Gospel Singer’s Discovery Was 60 Years in the Making (SAMUEL G. FREEDMAN, 6/13/09, NY Times)

On the Sunday morning when Naomi Davis first sang gospel for an audience, in the wood-frame sanctuary of Mount Coney Baptist Church, Harry S. Truman was president and Martin Luther King Jr. a precocious teenager graduating from college. Naomi was 6, a farm girl from the outskirts of Midway, Ala., population something like 500, nearly entirely black.

With her older siblings Hattie Mae and Annie Ruth, Naomi performed throughout her childhood in the Davis Sisters, harmonizing on “I Got Over” and “Nearer, My God, to Thee.” They went from church to church, played at Baptist conferences, did shows from a radio station in Tuskegee.

For decades to come, Naomi Davis could envision no life except singing.
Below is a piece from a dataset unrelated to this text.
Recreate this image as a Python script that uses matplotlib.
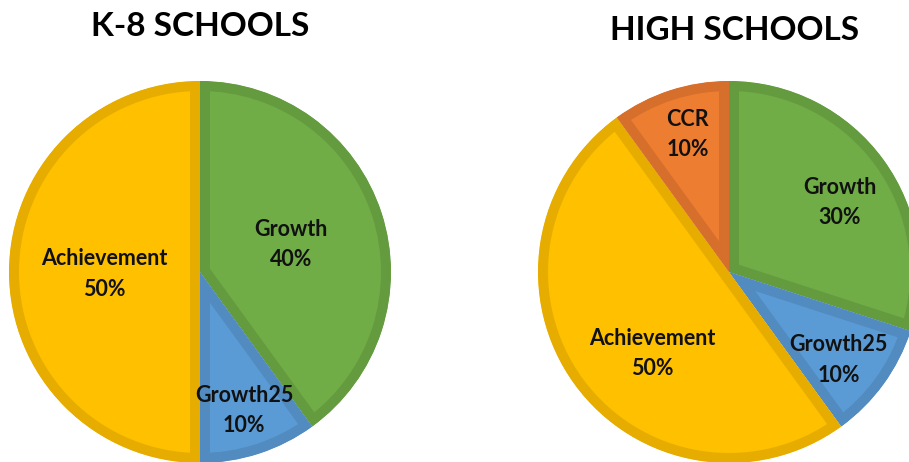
import numpy as np
import matplotlib
matplotlib.use("Agg")
from matplotlib import pyplot as plt

plt.rcParams['font.family'] = ['Lato', 'DejaVu Sans']

# K-8 schools
k8_labels = ["Growth", "Growth25", "Achievement"]
k8_values = [40, 10, 50]
k8_colors = ["#70AD47", "#5B9BD5", "#FFC000"]
k8_edges = ["#649B3F", "#518BC0", "#E6AD00"]
k8_label_dist = [0.50, 0.75, 0.50]
k8_label_turn = [0, 0, 0]

# high schools
hs_labels = ["Growth", "Growth25", "Achievement", "CCR"]
hs_values = [30, 10, 50, 10]
hs_colors = ["#70AD47", "#5B9BD5", "#FFC000", "#ED7D31"]
hs_edges = ["#649B3F", "#518BC0", "#E6AD00", "#D56F2B"]
hs_label_dist = [0.69, 0.73, 0.58, 0.76]
hs_label_turn = [-3, -2, 10, -1.5]

W, H = 909, 462
R = 191


def draw_pie(ax, labels, values, colors, edges, dists, turns, cx, cy, title, tx, ty):
    wedges, _ = ax.pie(values, colors=colors, startangle=90, counterclock=False,
                       center=(cx, cy), radius=R,
                       wedgeprops=dict(linewidth=14.4))
    for w, ec, lab, v, d, t in zip(wedges, edges, labels, values, dists, turns):
        w.set_edgecolor(ec)
        # pie turns clipping off; clip each wedge to itself so the border sits inside
        w.set_clip_on(True)
        w.set_clip_path(w)
        ang = np.deg2rad((w.theta1 + w.theta2) / 2 + t)
        ax.text(cx + d * R * np.cos(ang), cy + d * R * np.sin(ang) - 2,
                f"{lab}\n{v}%", ha="center", va="center", fontsize=15.5,
                fontweight="bold", linespacing=1.55, color="#111111")
    ax.text(tx, H - ty, title, ha="center", va="center", fontsize=24,
            fontweight="bold", color="#000000")


fig = plt.figure(figsize=(W / 100, H / 100), dpi=100)
ax = fig.add_axes([0, 0, 1, 1])
draw_pie(ax, k8_labels, k8_values, k8_colors, k8_edges, k8_label_dist, k8_label_turn,
         200, H - 272, "K-8 SCHOOLS", 200, 27)
draw_pie(ax, hs_labels, hs_values, hs_colors, hs_edges, hs_label_dist, hs_label_turn,
         729, H - 272, "HIGH SCHOOLS", 735, 31)
ax.set_xlim(0, W)
ax.set_ylim(0, H)
ax.set_aspect("equal")
ax.axis("off")

fig.savefig("out.png", dpi=100)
That vision lasted through day jobs and different states, through marriage and motherhood; for a time in the 1960s, she cleaned houses in two shifts before doing a soul show at a Brooklyn club called the Night Cap.

Through it all, one thing eluded her: a record album. As 78s gave way to 33s, as LPs surrendered to CDs, as iPods and downloads emerged, only a few singles attested to the musical existence of Naomi Shelton, her married and professional name.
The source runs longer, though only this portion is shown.